Her best work has a people watcher's sensibility: a rapt yet affectionate eye. Think of Communist revolutionary John Reed on his deathbed in "Reds," asking Louise Bryant to come to New York with him ("I've got a taxi waiting"), his voice buoyant, his eyes frightened; or private eye Harry Moseby in "Night Moves" confronting his wife and her boyfriend at home, but pausing beforehand to lounge on her couch, survey the lover's feast arrayed on the coffee table and help himself to a glass of wine; or Fast Eddie Felson in "The Hustler," going on a picnic with his girlfriend Sarah Packard and expounding on how "anything can be great"; or the assistant principal in "The Breakfast Club" interrogating the detention kids, hoping to learn which of them removed a screw from the library door.

"Breakfast Club" writer-director John Hughes said he hired Allen based on "Dog Day," a suspenseful film that's almost all talk. Consider the above-linked scene from Hughes' teen flick and you can see the logic in his decision. Its spine is the animosity between the blustering principal and chief troublemaker John Bender, a wiseass who removed a screw from the library's front door. But rather than fixate on this conflict and push the other characters to the margins, the scene keeps cutting to the other teens' reactions as they take stock of themselves (and their detention-mates) and briefly decide to set aside social differences and join forces against The Man.

Watch what happens at the 1:50 mark, when Molly Ringwald's suburban princess, Claire Standish, sticks up for Bender. Bender glances at Claire with surprise and appreciation; she responds with a reflexive semi-sneer that confirms her superior position in the school's social hierarchy. It's a moment of near-connection foreshadowing the real connection ahead.
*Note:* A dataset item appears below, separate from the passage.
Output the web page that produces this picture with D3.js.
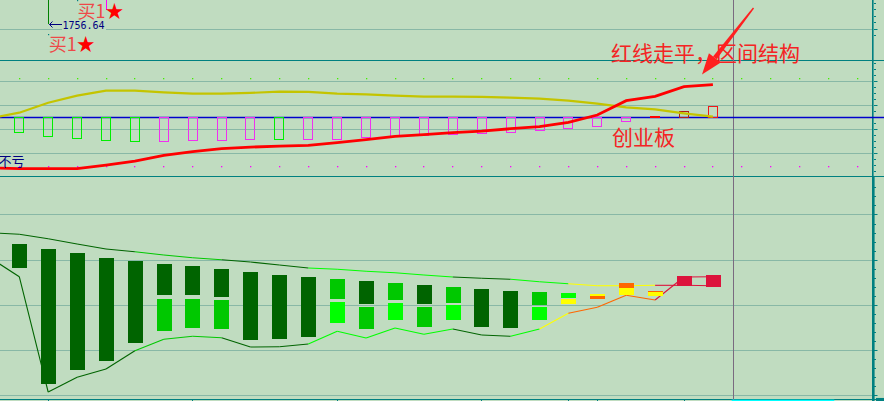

The scene conveys all this information and more in a couple of terse close-ups.

Any appreciation of Allen is likely to start with "Bonnie and Clyde," then assert that Allen's work on that film helped bring French New Wave techniques into the American mainstream -- and how the lovers' death spasms launched a new mode of filmmaking built around balletic violence. That film and its finale are important, no doubt. But for my money the highlight of Allen's career -- and the sequence that best illustrates her uniqueness -- is the opening of "Dog Day Afternoon."

Scored to Elton John's "Amoreena," the only piece of music in an otherwise score-free film, it's a tribute to Brooklyn and to the urban experience in general. It's also a burst of tough lyricism that's more characteristic of Allen than of "Dog Day" director Sidney Lumet, a director not known for poetry. It can (and thanks to YouTube, does) work as a time capsule and as a self-contained work of art that can be watched and savored again and again. Yet there's nothing indulgent about it. Think about the plot of "Dog Day" and you realize how efficiently Allen's montage sketches the movie's setting and themes, and how elegantly it foretells the hero's doom.
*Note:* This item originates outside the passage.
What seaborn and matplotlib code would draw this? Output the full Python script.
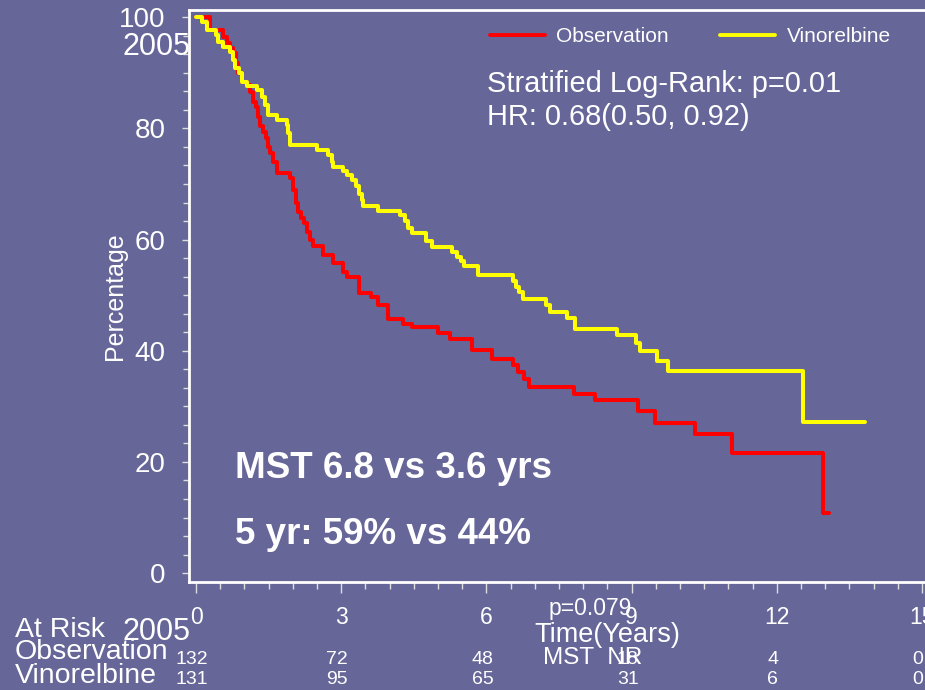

From John's first line ("Lately I've been thinking how much I miss my lady") the sequence conjures an aching nostalgia, not just for the hardscrabble Big Apple of 1975 that Allen's montage preserves (in a kind of miniature stealth documentary), but for the hero's life as a free man -- a world that existed before his crime landed him in jail and deprived him of every experience, emotion and relationship that meant anything to him. The delayed introduction of Sonny and his partners waiting outside the bank is preceded by two shots of the Calvary cemetery in Queens (the Manhattan skyline looming behind a field of tombstones), then a shot of a Kent cigarettes billboard noting the current time of day -- the exact minute when Sonny's freedom ended.

The opening of "Dog Day" is about what Sonny lost, and the rest of the film is about how he lost it. This sequence is about the necessity of recognizing and appreciating the beauty of life itself. A better tribute to Dede Allen's artistry is hard to imagine.